I've got a new family.
Today after class I brought my homework to the pool. I was laying out on my towel near the water, writing out sentences with new words we had learned today, when a heavyset woman in a flowered one-piece shouted from across the patio. "Is there somebody here named Mariel?" she called in a heavy Israeli accent. "Ken," I answered. I speak Hebrew just about everywhere, to just about everyone--to the extent that it truly feels strange to write out this blog in English. "You have a phone call," she told me.
It was Smadar, the Ulpan Mother. She was calling to tell me that I had an adopted kibbutz family, and they'd be by the ulpan to pick me up at six. It was ten after five, so I gathered my towel, notebooks, and Hebrew-English dictionary and walked back to my building to shower and get dressed before they picked me up.

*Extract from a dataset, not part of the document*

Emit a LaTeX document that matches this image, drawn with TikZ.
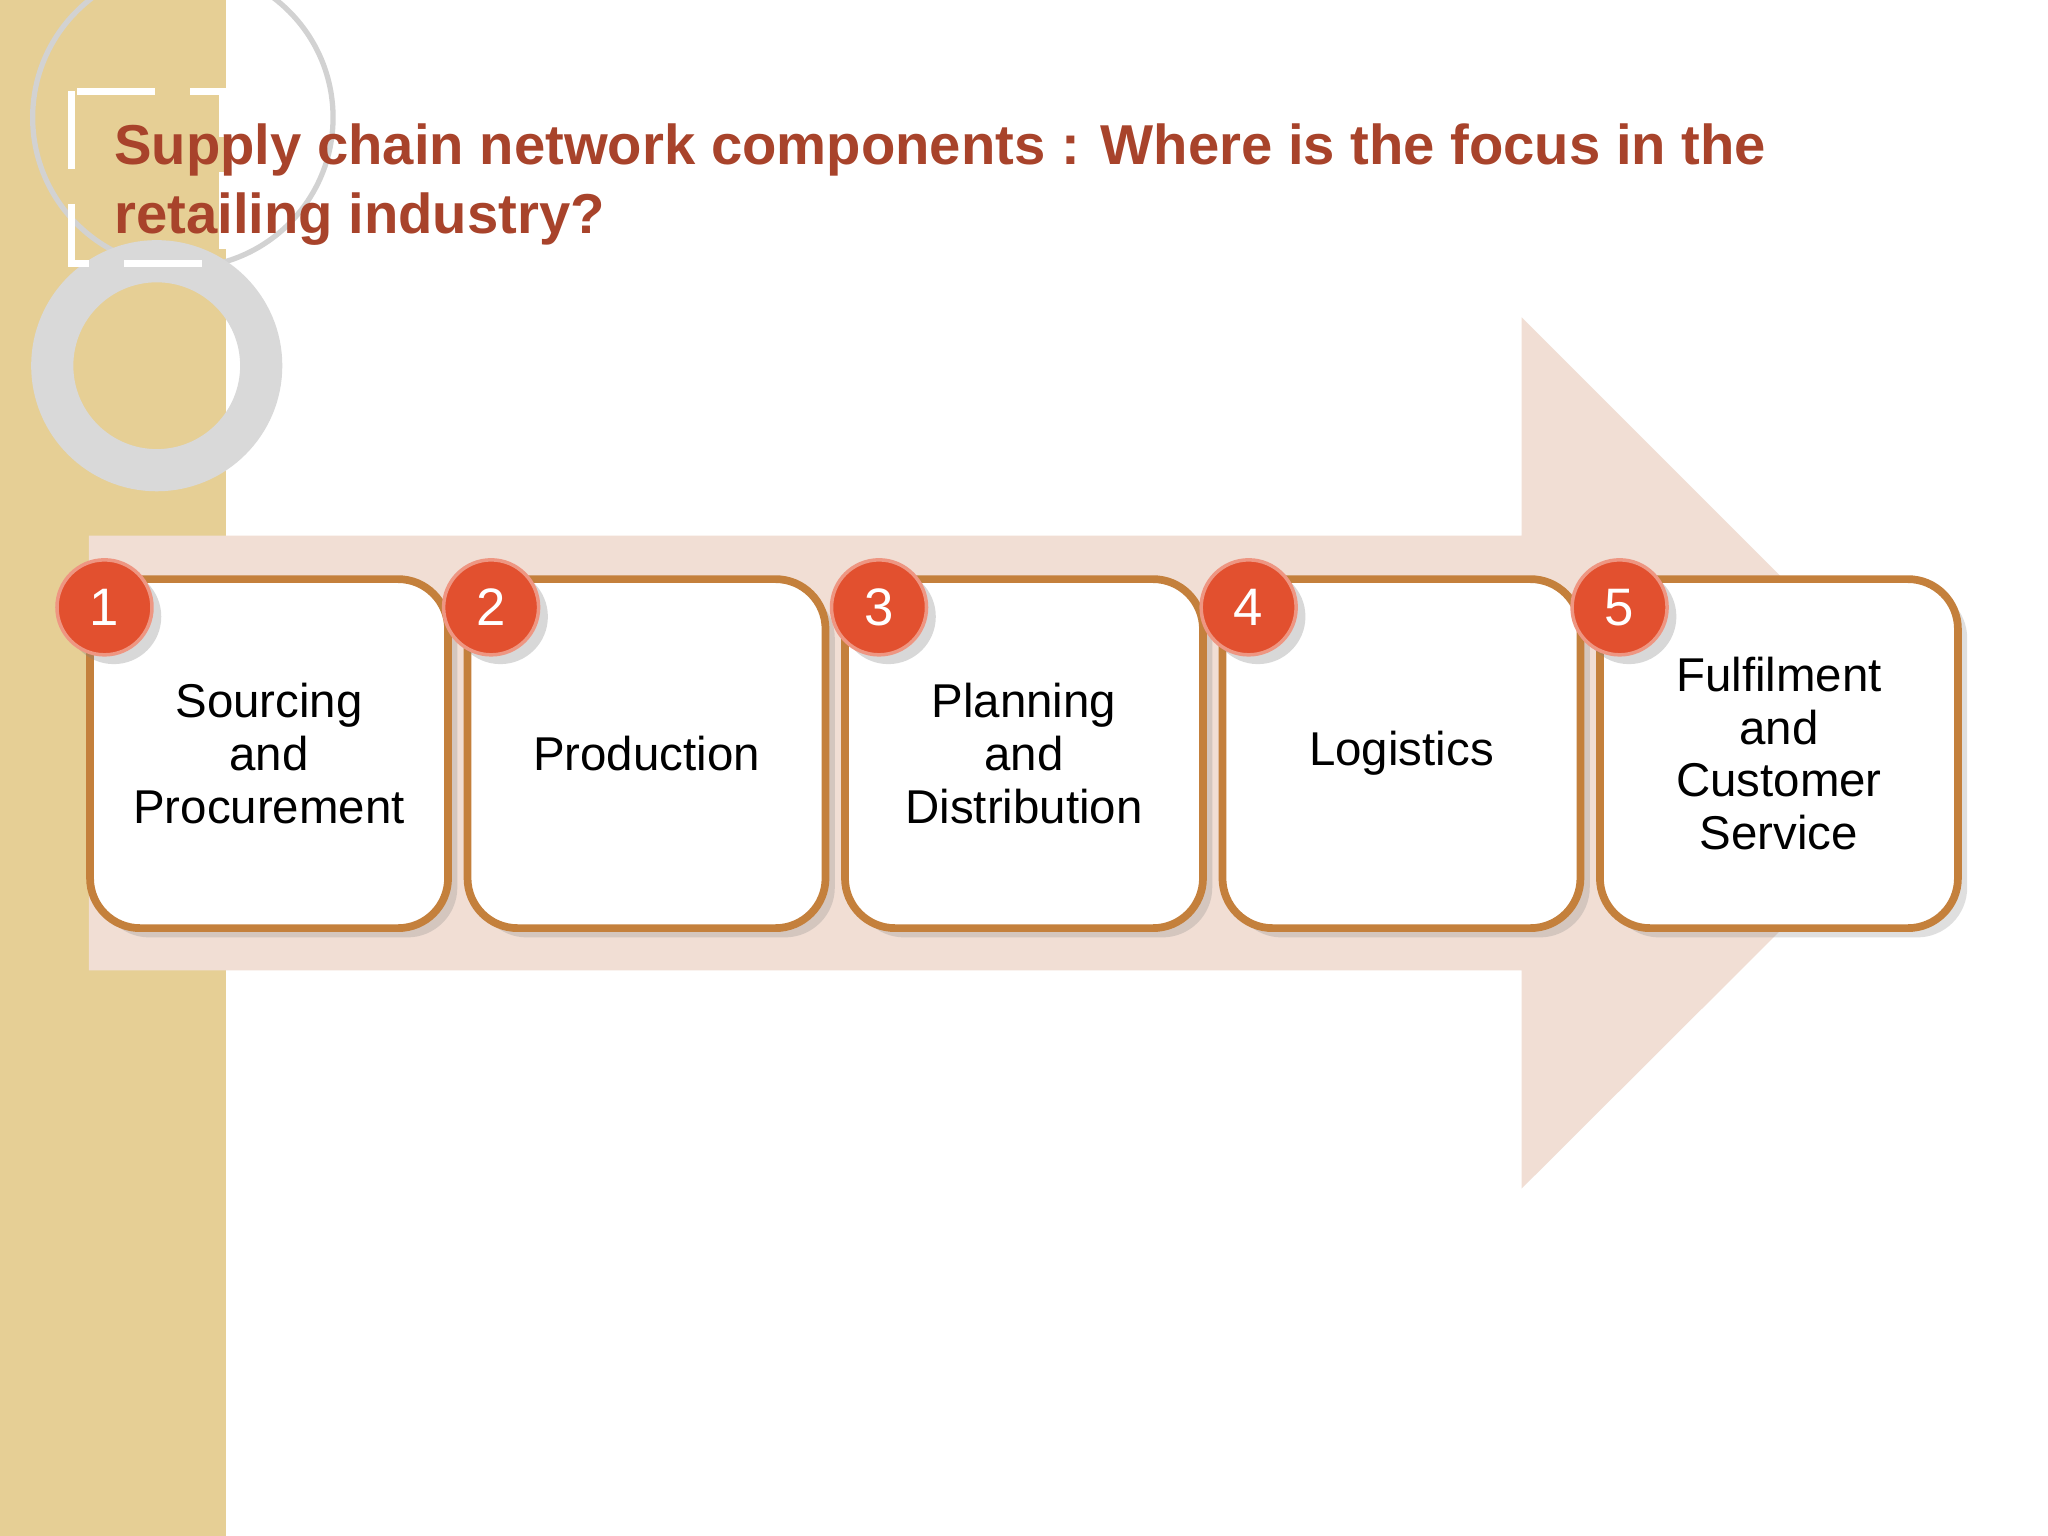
\documentclass[tikz,border=0pt]{standalone}
\usepackage{fontspec}
\setmainfont{Liberation Sans}
\usetikzlibrary{positioning,shadows}
\definecolor{strip}{HTML}{E6CF95}
\definecolor{titlered}{HTML}{A8432B}
\definecolor{arrowpink}{HTML}{F1DED4}
\definecolor{boxedge}{HTML}{C4803C}
\definecolor{badge}{HTML}{E2502F}
\tikzset{
  stepbox/.style={draw=boxedge, line width=2.2pt, fill=white, rounded corners=0.5cm,
    minimum width=3.58cm, minimum height=3.49cm, align=center,
    font=\fontsize{13.5}{15}\selectfont, drop shadow={opacity=0.25}},
  stepnum/.style={circle, fill=badge, draw=badge!60!white, line width=1pt,
    minimum size=0.95cm, text=white, font=\fontsize{15}{15}\selectfont, drop shadow={opacity=0.3}}
}
\begin{document}
\begin{tikzpicture}[x=0.01306cm, y=-0.01306cm]
    \useasboundingbox (0,0) rectangle (1568,1176);
    \fill[white] (0,0) rectangle (1568,1176);

    % left strip and ornaments
    \fill[strip] (0,0) rectangle (173,1176);
    \draw[gray!35, line width=1.5pt] (140,90) circle (115);
    \draw[gray!30, line width=12pt] (120,280) circle (80);
    \draw[white, dashed, line width=2pt, dash pattern=on 22pt off 10pt] (55,70) rectangle (170,202);

    \node[anchor=base west, text=titlered, font=\bfseries\fontsize{16}{16}\selectfont] (t1) at (78,126)
        {Supply chain network components : Where is the focus in the};
    \node[anchor=base west, text=titlered, font=\bfseries\fontsize{16}{16}\selectfont] (t2) at (78,179)
        {retailing industry?};

    % arrow
    \fill[arrowpink] (68,410) -- (1165,410) -- (1165,243) -- (1499,577) -- (1165,910)
        -- (1165,743) -- (68,743) -- cycle;

    \node[stepbox] (s1) at (206,577) {Sourcing\\and\\Procurement};
    \node[stepbox] (s2) at (495,577) {Production};
    \node[stepbox] (s3) at (784,577) {Planning\\and\\Distribution};
    \node[stepbox] (s4) at (1073,577) {Logistics};
    \node[stepbox] (s5) at (1362,577) {Fulfilment\\and\\Customer\\Service};

    \foreach \n/\x in {1/80, 2/376, 3/673, 4/956, 5/1240}
        \node[stepnum] (n\n) at (\x,465) {\n};
\end{tikzpicture}
\end{document}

They came in one of those motor wagons that everybody here has. It looks like an oversized tricycle with a motor and a white cloth roof. In the front seat sat my new mom, Shani, and riding backwards in the small bed were two four year olds. They're twins named Asaf and Gali. There is also an 8.5-year-old boy in my family, and an 11-year-0ld girl who is truly nechmadah. She showed me all the gymnastics she knows and I showed off my split.
They had me stay for dinner, which was really nice. It felt good to eat outside the chadar ochel, to sit down at a kitchen table with a real family and eat a home-cooked meal. Besides, there's no better feeling than having four-year-olds correct your grammar as you eat.
Both my cousins and family friends called me today, and I exchanged numbers with Shani so we can see and talk to one another regularly. When Sarah, my cousin, called, she told me she missed me already and where was I, how was I, please come visit soon, I'm always welcome. When Shai, our family friend, called, it was to arrange a visit to his house in another week, where I'll see my sister.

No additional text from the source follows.